[patch 2/4] nohz: Prevent erroneous tick stop invocations

From: Thomas Gleixner
Date: Fri Dec 22 2017 - 09:54:11 EST


The conditions in irq_exit() to invoke tick_nohz_irq_exit() are:

if ((idle_cpu(cpu) && !need_resched()) || tick_nohz_full_cpu(cpu))

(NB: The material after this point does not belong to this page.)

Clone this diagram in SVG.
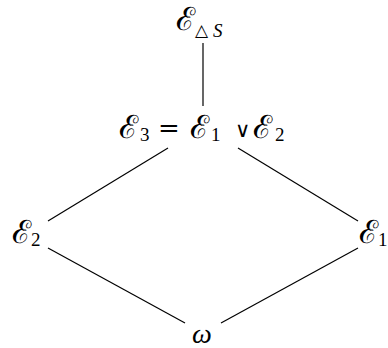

This is too permissive in various aspects:

1) If need_resched() is set, then the tick cannot be stopped whether
the CPU is idle or in nohz full mode.

2) If need_resched() is not set, but softirqs are pending then this is an
indication that the softirq code punted and delegated the execution to
softirqd. need_resched() is not true because the current interrupted
task takes precedence over softirqd.

Invoking tick_nohz_irq_exit() in these cases can cause an endless loop of
timer interrupts because the timer wheel contains an expired timer, but
softirqs are not yet executed. So it returns an immediate expiry request,
which causes the timer to fire immediately again. Lather, rinse and
repeat....

Prevent that by making the conditions proper and only allow invokation when
in idle or nohz full mode and neither need_resched() nor
local_softirq_pending() are set.

Signed-off-by: Thomas Gleixner <tglx@xxxxxxxxxxxxx>
Cc: stable@xxxxxxxxxxxxxxx
---
kernel/softirq.c | 3 ++-
1 file changed, 2 insertions(+), 1 deletion(-)

--- a/kernel/softirq.c
+++ b/kernel/softirq.c
@@ -382,7 +382,8 @@ static inline void tick_irq_exit(void)
int cpu = smp_processor_id();

/* Make sure that timer wheel updates are propagated */
- if ((idle_cpu(cpu) && !need_resched()) || tick_nohz_full_cpu(cpu)) {
+ if ((idle_cpu(cpu) || tick_nohz_full_cpu(cpu)) &&
+ !need_resched() && !local_softirq_pending()) {
if (!in_interrupt())
tick_nohz_irq_exit();
}